A new memory management feature in RISC OS 3.5 and later

Under RISC OS 3.5 or later, applications can make use of Dynamic Areas. These are resizeable blocks of memory which an application can claim and give a specific name. They can be any size, limited only by free memory.

Previously, applications may have allocated memory in several ways, all of which worked but were not ideal. The worst was through claiming memory in the Relocatable Module Area, or RMA. This practice led to increased fragmentation of the RMA, which basically meant it grew in size over time and you may eventually have needed to reset the machine to free up the memory it was using.

The second method was to use the System Sprite area. Applications such as SparkFS do this on pre-Risc PC machines. This works a little better than the RMA since fragmentation is less likely to occur, but the sprite area was not designed for this use and several problems are associtated with it.

The last method was to extend the memory allocated to the application directly, though this can't be done under all circumstances as an application's memory is handled in a special way. This also has other problems, and on the Risc PC, a large amount of memory allocated to a single task will slow down the machine. Furthermore, you can only have up to 28Mb allocated to any one task.

Dynamic Areas solve all of these problems, giving an area which an application can name to show the user clearly what it is for (through the Task Manager display). They are easy to deal with and were thankfully designed for the task of storing an application's data. As mentioned above, there is no limit to their size, within the limits of the machine's memory. The way that they are handled allows Virtual Memory (that is, using hard disc space as 'slow' memory) solutions to be implemented successfully.

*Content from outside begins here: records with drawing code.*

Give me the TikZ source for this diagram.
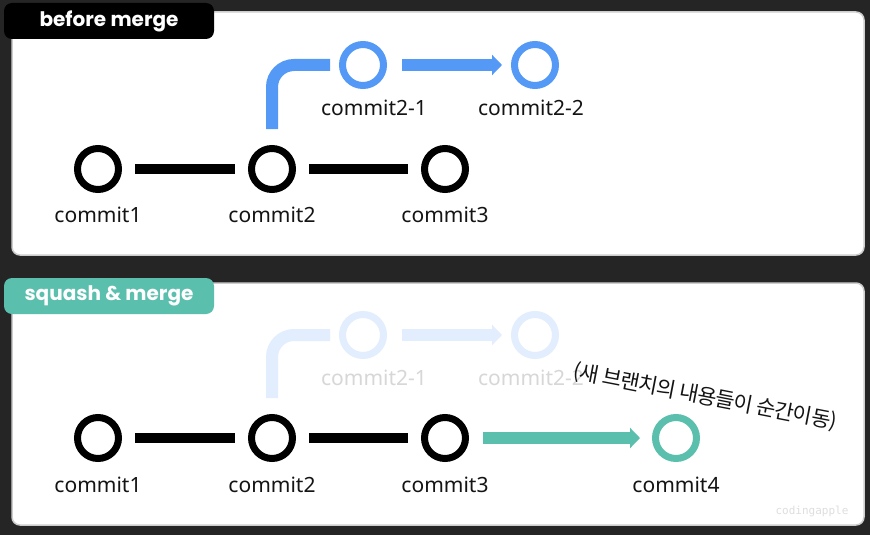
\documentclass[tikz,border=0pt]{standalone}
\usepackage{fontspec}
\setmainfont{Noto Sans}
\newfontfamily\titlefont{Poppins}
\newfontfamily\krfont[LetterSpace=-4]{Noto Sans CJK KR}
\newfontfamily\wmfont{DejaVu Sans Mono}
\usetikzlibrary{arrows.meta}
\definecolor{bgdark}{RGB}{37,37,37}
\definecolor{panelline}{RGB}{205,205,205}
\definecolor{blueC}{RGB}{84,153,245}
\definecolor{tealC}{RGB}{91,191,173}
\definecolor{fadeblue}{RGB}{226,238,253}
\definecolor{fadegrey}{RGB}{215,215,215}
\definecolor{wmgrey}{RGB}{222,222,222}
\definecolor{txt}{RGB}{20,20,20}
\tikzset{
  panel/.style={fill=white, draw=panelline, line width=1.5pt, rounded corners=8pt},
  tab/.style={rounded corners=8pt, minimum width=210pt, minimum height=36pt, inner sep=0pt, text=white, font=\titlefont\bfseries\fontsize{20}{24}\selectfont},
  commit/.style={circle, draw=black, line width=7pt, minimum size=41pt, inner sep=0pt},
  bcommit/.style={commit, draw=blueC},
  fcommit/.style={commit, draw=fadeblue},
  tcommit/.style={commit, draw=tealC},
  lbl/.style={anchor=base, inner sep=0pt, text=txt, font=\fontsize{21}{24}\selectfont},
  flbl/.style={lbl, text=fadegrey},
  blkline/.style={line width=10pt, draw=black, shorten <=13pt, shorten >=13pt},
  barrow/.style={line width=12pt, draw=blueC, -{Triangle[length=10pt,width=20pt]}, shorten <=15pt, shorten >=9pt},
  branch/.style={line width=12pt, draw=blueC, rounded corners=22pt},
}
\begin{document}
\begin{tikzpicture}[x=1pt,y=-1pt]
\fill[bgdark] (0,0) rectangle (870,535);
\useasboundingbox (0,0) rectangle (870,535);
% panels
\draw[panel] (12,12) rectangle (864,255);
\draw[panel] (12,283) rectangle (864,525);
\node[tab, fill=black] (tab1) at (109,21) {\raisebox{-2pt}{before merge}};
\node[tab, fill=tealC] (tab2) at (109,296) {\raisebox{-2pt}{squash \& merge}};

% ---- panel 1 ----
\node[commit] (a1) at (98,169) {};
\node[commit] (a2) at (272,169) {};
\node[commit] (a3) at (445,169) {};
\node[bcommit] (a21) at (363,65) {};
\node[bcommit] (a22) at (535,65) {};
\draw[blkline] (a1) -- (a2);
\draw[blkline] (a2) -- (a3);
\draw[branch] ([yshift=16pt]a2.north) |- ([xshift=-9pt]a21.west);
\draw[barrow] (a21) -- (a22);
\node[lbl] (l1) at (98,222) {commit1};
\node[lbl] (l2) at (272,222) {commit2};
\node[lbl] (l3) at (445,222) {commit3};
\node[lbl] (l21) at (374,115) {commit2-1};
\node[lbl] (l22) at (531,115) {commit2-2};

% ---- panel 2 ----
\node[fcommit] (b21) at (363,335) {};
\node[fcommit] (b22) at (535,335) {};
\node[commit] (b1) at (98,438) {};
\node[commit] (b2) at (272,438) {};
\node[commit] (b3) at (445,438) {};
\node[tcommit] (b4) at (676,438) {};
\draw[branch, draw=fadeblue] ([yshift=16pt]b2.north) |- ([xshift=-9pt]b21.west);
\draw[barrow, draw=fadeblue, fill=fadeblue] (b21) -- (b22);
\node[flbl] (m21) at (374,385) {commit2-1};
\node[flbl] (m22) at (531,385) {commit2-2};
\draw[blkline] (b1) -- (b2);
\draw[blkline] (b2) -- (b3);
\draw[barrow, draw=tealC, fill=tealC, shorten <=14pt, shorten >=12pt] (b3) -- (b4);
\node[lbl] (n1) at (98,492) {commit1};
\node[lbl] (n2) at (272,492) {commit2};
\node[lbl] (n3) at (445,492) {commit3};
\node[lbl] (n4) at (676,492) {commit4};
\node[inner sep=0pt, rotate=-11, text=txt, font=\krfont\fontsize{21}{24}\selectfont] (kr) at (705,397) {(새 브랜치의 내용들이 순간이동)};
\node[inner sep=0pt, text=wmgrey, font=\wmfont\fontsize{11}{13}\selectfont] (wm) at (812,511) {codingapple};
\end{tikzpicture}
\end{document}
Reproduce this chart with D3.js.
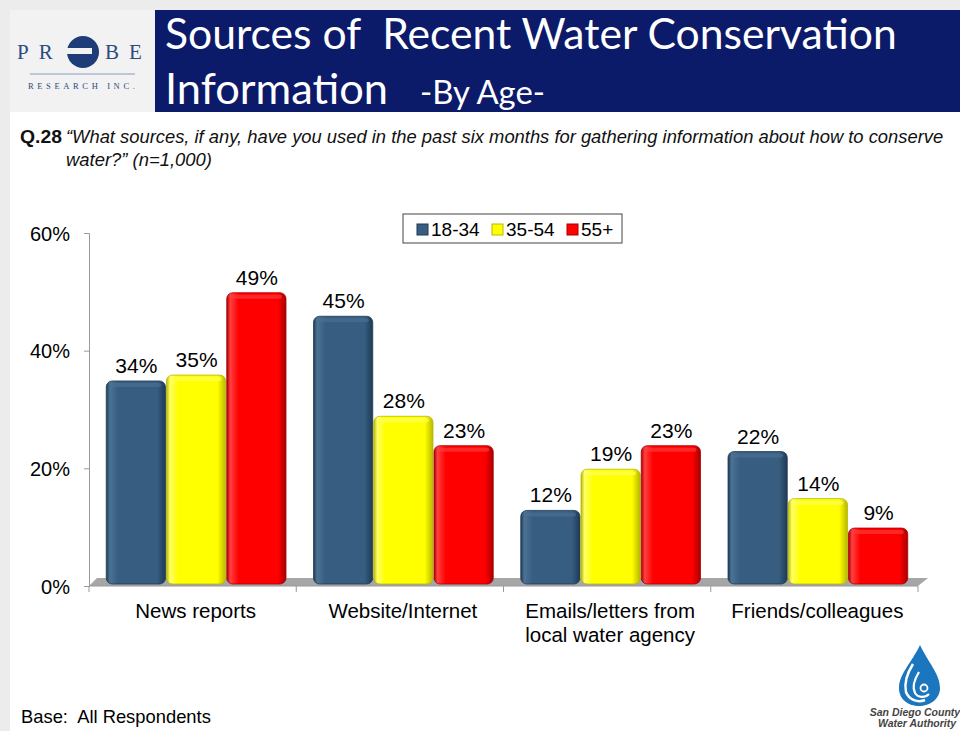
<!DOCTYPE html>
<html>
<head>
<meta charset="utf-8">
<script src="https://cdn.jsdelivr.net/npm/d3@7"></script>
<style>
  body { margin: 0; background: #fff; }
  svg { display: block; }
</style>
</head>
<body>
<svg id="chart" width="960" height="731"></svg>
<script>
// chart data
var categories = ["News reports", "Website/Internet", "Emails/letters from\nlocal water agency", "Friends/colleagues"];
var groups = ["18-34", "35-54", "55+"];
var age1834 = [34, 45, 12, 22];
var age3554 = [35, 28, 19, 14];
var age55plus = [49, 23, 23, 9];
var yTicks = [0, 20, 40, 60];

var colors = {"18-34": "#375d80", "35-54": "#ffff00", "55+": "#ff0000"};
var darks = {"18-34": "#1f3a55", "35-54": "#b8b800", "55+": "#a80000"};
var lights = {"18-34": "#4c7294", "35-54": "#ffff66", "55+": "#ff4040"};

var series = [age1834, age3554, age55plus];
var rows = categories.map(function(c, i) {
  return {cat: c, values: groups.map(function(g, j) { return {key: g, value: series[j][i]}; })};
});

var svg = d3.select("#chart");

// page background / slide frame
svg.append("rect").attr("width", 960).attr("height", 731).attr("fill", "#ffffff");
svg.append("rect").attr("x", 0).attr("y", 0).attr("width", 960).attr("height", 10).attr("fill", "#ececec");
svg.append("rect").attr("x", 0).attr("y", 0).attr("width", 10).attr("height", 731).attr("fill", "#ececec");
svg.append("rect").attr("x", 10).attr("y", 10).attr("width", 145).attr("height", 102).attr("fill", "#f2f2f2");

// header bar
svg.append("rect").attr("x", 155).attr("y", 10).attr("width", 805).attr("height", 102).attr("fill", "#0c1a6a");

function fitText(sel, w) {
  var len = sel.node().getComputedTextLength();
  var fs = parseFloat(sel.attr("font-size"));
  sel.attr("font-size", fs * w / len);
}

// squeeze a text horizontally to a given width (narrow-font look)
function squeeze(g, sel, x, yPos, w) {
  var len = sel.node().getComputedTextLength();
  g.attr("transform", "translate(" + x + "," + yPos + ") scale(" + (w / len) + ",1)");
}

var titleFont = "Lato, 'Open Sans', sans-serif";
var t1 = svg.append("text").attr("x", 165).attr("y", 49)
  .attr("font-family", titleFont).attr("font-size", 40).attr("fill", "#fff")
  .attr("xml:space", "preserve")
  .text("Sources of  Recent Water Conservation");
fitText(t1, 732);
var t2 = svg.append("text").attr("x", 165).attr("y", 104)
  .attr("font-family", titleFont).attr("font-size", 40).attr("fill", "#fff")
  .text("Information");
fitText(t2, 223);
var t3 = svg.append("text").attr("x", 420).attr("y", 104)
  .attr("font-family", titleFont).attr("font-size", 28).attr("fill", "#fff")
  .text("-By Age-");
fitText(t3, 125);

// PROBE logo
var logo = svg.append("g");
var serif = "'Liberation Serif', 'DejaVu Serif', serif";
logo.append("text").attr("x", 17).attr("y", 59).attr("font-family", serif).attr("font-size", 21)
  .attr("fill", "#2c4a80").attr("letter-spacing", 10).text("PR");
logo.append("text").attr("x", 105).attr("y", 59).attr("font-family", serif).attr("font-size", 21)
  .attr("fill", "#2c4a80").attr("letter-spacing", 10).text("BE");
logo.append("circle").attr("cx", 83).attr("cy", 52).attr("r", 16).attr("fill", "#1d3c78");
logo.append("rect").attr("x", 66).attr("y", 48).attr("width", 26).attr("height", 6).attr("fill", "#f2f2f2");
logo.append("line").attr("x1", 30).attr("x2", 135).attr("y1", 74).attr("y2", 74)
  .attr("stroke", "#8a9cbc").attr("stroke-width", 1);
logo.append("text").attr("x", 28).attr("y", 89).attr("font-family", serif).attr("font-size", 8.5)
  .attr("fill", "#2c4a80").attr("letter-spacing", 2.2)
  .attr("textLength", 109).attr("lengthAdjust", "spacing").text("RESEARCH INC.");

// question text
var qFont = "'Liberation Sans', Arial, sans-serif";
var qLines = [
  {x: 20, y: 143, w: 42, bold: true, text: "Q.28"},
  {x: 66, y: 143, w: 878, bold: false, text: "\u201cWhat sources, if any, have you used in the past six months for gathering information about how to conserve"},
  {x: 66, y: 166, w: 146, bold: false, text: "water?\u201d (n=1,000)"}
];
qLines.forEach(function(l) {
  var g = svg.append("g");
  var t = g.append("text").attr("font-family", qFont).attr("font-size", 19).attr("fill", "#111")
    .attr("font-weight", l.bold ? "bold" : "normal")
    .attr("font-style", l.bold ? "normal" : "italic")
    .text(l.text);
  squeeze(g, t, l.x, l.y, l.w);
});

// scales
var x0 = d3.scaleBand().domain(categories).range([89, 918]).padding(0);
var x1 = d3.scaleBand().domain(groups).range([0, x0.bandwidth()]).paddingInner(0).paddingOuter(0.22);
var y = d3.scaleLinear().domain([0, 60]).range([586, 233]);

var depth = 5;
var font = "'Liberation Sans', Arial, sans-serif";

// gradients
var defs = svg.append("defs");
groups.forEach(function(g, i) {
  var grad = defs.append("linearGradient").attr("id", "grad" + i).attr("x1", "0%").attr("x2", "100%");
  grad.append("stop").attr("offset", "0%").attr("stop-color", darks[g]);
  grad.append("stop").attr("offset", "6%").attr("stop-color", lights[g]);
  grad.append("stop").attr("offset", "20%").attr("stop-color", colors[g]);
  grad.append("stop").attr("offset", "86%").attr("stop-color", colors[g]);
  grad.append("stop").attr("offset", "100%").attr("stop-color", darks[g]);
});

// floor
var floorPts = [[x0.range()[0], y(0)], [x0.range()[1], y(0)], [x0.range()[1] + 10, y(0) - 8], [x0.range()[0] + 8, y(0) - 8]];
svg.append("polygon").attr("points", floorPts.map(function(p) { return p.join(","); }).join(" "))
  .attr("fill", "#a6a6a6");

// axes
var yAxis = svg.append("g").attr("transform", "translate(89,0)")
  .call(d3.axisLeft(y).tickValues(yTicks).tickSize(5).tickFormat(function(d) { return d + "%"; }));
yAxis.select(".domain").attr("stroke", "#999");
yAxis.selectAll(".tick line").attr("stroke", "#999");
yAxis.selectAll(".tick text").attr("font-family", font).attr("font-size", 20).attr("fill", "#000")
  .attr("x", -19).attr("dy", "0.35em");

var xAxis = svg.append("g").attr("transform", "translate(0," + y(0) + ")");
xAxis.append("line").attr("x1", x0.range()[0]).attr("x2", x0.range()[1]).attr("stroke", "#999");
var boundaries = categories.map(function(c) { return x0(c); }).concat([x0.range()[1]]);
xAxis.selectAll(".xtick").data(boundaries).enter().append("line")
  .attr("x1", function(d) { return d; }).attr("x2", function(d) { return d; })
  .attr("y1", 0).attr("y2", 6).attr("stroke", "#999");

var catLabels = xAxis.selectAll(".cat").data(categories).enter().append("text")
  .attr("text-anchor", "middle").attr("font-family", font).attr("font-size", 20.5).attr("fill", "#000")
  .attr("transform", function(d) { return "translate(" + (x0(d) + x0.bandwidth() / 2 + 3) + ",32)"; });
catLabels.selectAll("tspan").data(function(d) { return d.split("\n"); }).enter().append("tspan")
  .attr("x", 0).attr("dy", function(d, i) { return i === 0 ? 0 : 24; }).text(function(d) { return d; });

// bars
var barG = svg.selectAll(".grp").data(rows).enter().append("g")
  .attr("transform", function(d) { return "translate(" + (x0(d.cat) + 4) + ",0)"; });

barG.selectAll("rect").data(function(d) { return d.values; }).enter().append("rect")
  .attr("x", function(d) { return x1(d.key); })
  .attr("width", x1.bandwidth() - 1)
  .attr("y", function(d) { return y(d.value) - depth; })
  .attr("height", function(d) { return y(0) - 2 - (y(d.value) - depth); })
  .attr("rx", 6)
  .attr("fill", function(d) { return "url(#grad" + groups.indexOf(d.key) + ")"; })
  .attr("stroke", function(d) { return darks[d.key]; })
  .attr("stroke-width", 0.8);

// top highlight
barG.selectAll(".cap").data(function(d) { return d.values; }).enter().append("rect")
  .attr("x", function(d) { return x1(d.key) + 3; })
  .attr("width", x1.bandwidth() - 8)
  .attr("y", function(d) { return y(d.value) - depth + 2; })
  .attr("height", 4)
  .attr("rx", 2)
  .attr("fill", function(d) { return lights[d.key]; })
  .attr("opacity", 0.6);

barG.selectAll(".lbl").data(function(d) { return d.values; }).enter().append("text")
  .attr("x", function(d) { return x1(d.key) + x1.bandwidth() / 2; })
  .attr("y", function(d) { return y(d.value) - depth - 8; })
  .attr("text-anchor", "middle").attr("font-family", font).attr("font-size", 21).attr("fill", "#000")
  .text(function(d) { return d.value + "%"; });

// legend
var legend = svg.append("g").attr("transform", "translate(403,214)");
legend.append("rect").attr("width", 219).attr("height", 29).attr("fill", "#fff")
  .attr("stroke", "#444").attr("stroke-width", 1);
var legX = [14, 89, 164];
var li = legend.selectAll(".li").data(groups).enter().append("g")
  .attr("transform", function(d, i) { return "translate(" + legX[i] + ",0)"; });
li.append("rect").attr("y", 10).attr("width", 11).attr("height", 11)
  .attr("fill", function(d) { return colors[d]; })
  .attr("stroke", function(d) { return darks[d]; });
li.append("text").attr("x", 14).attr("y", 22).attr("font-family", font).attr("font-size", 19)
  .attr("fill", "#000").text(function(d) { return d; });

// base note
var base = svg.append("text").attr("x", 21).attr("y", 723).attr("font-family", font).attr("font-size", 17)
  .attr("xml:space", "preserve").attr("fill", "#000").text("Base:  All Respondents");
fitText(base, 190);

// SDCWA logo
var wl = svg.append("g");
wl.append("path")
  .attr("d", "M920,645 C912,662 899,674 899,688 C899,700 909,706 919,706 C930,706 940,699 940,688 C940,674 928,662 920,645 Z")
  .attr("fill", "#1c76bd");
wl.append("path")
  .attr("d", "M913,664 C906,675 904,683 906,692 C909,700 918,703 925,700")
  .attr("fill", "none").attr("stroke", "#fff").attr("stroke-width", 2.5);
wl.append("path")
  .attr("d", "M919,672 C914,680 912,687 915,693 C918,698 925,698 929,694")
  .attr("fill", "none").attr("stroke", "#fff").attr("stroke-width", 2.2);
wl.append("circle").attr("cx", 924).attr("cy", 688).attr("r", 3.5).attr("fill", "none")
  .attr("stroke", "#fff").attr("stroke-width", 1.8);
wl.append("text").attr("x", 915).attr("y", 716).attr("text-anchor", "middle")
  .attr("font-family", font).attr("font-size", 10.5).attr("font-weight", "bold").attr("font-style", "italic")
  .attr("fill", "#444").text("San Diego County");
wl.append("text").attr("x", 917).attr("y", 727).attr("text-anchor", "middle")
  .attr("font-family", font).attr("font-size", 10.5).attr("font-weight", "bold").attr("font-style", "italic")
  .attr("fill", "#444").text("Water Authority");
</script>
</body>
</html>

The only problem with a Dynamic Area is that it can't easily be removed from the Task Manager list, whereas application tasks can be. Some badly behaved tasks may leave Dynamic Areas behind if they crash, and you either need to run another application (e.g. !RemoveDA by Dave Thomas, cmsdthom@livjm.ac.uk,) or reset the machine to remove them. SwiftJPEG uses its own Dynamic Area, but it's reasonably well behaved and the area will be removed should the application crash. Note that if you use the 'Watchdog' (Alt+Break) to kill the application, then the area will be left behind as SwiftJPEG is not given any chance to shut down properly before being killed off.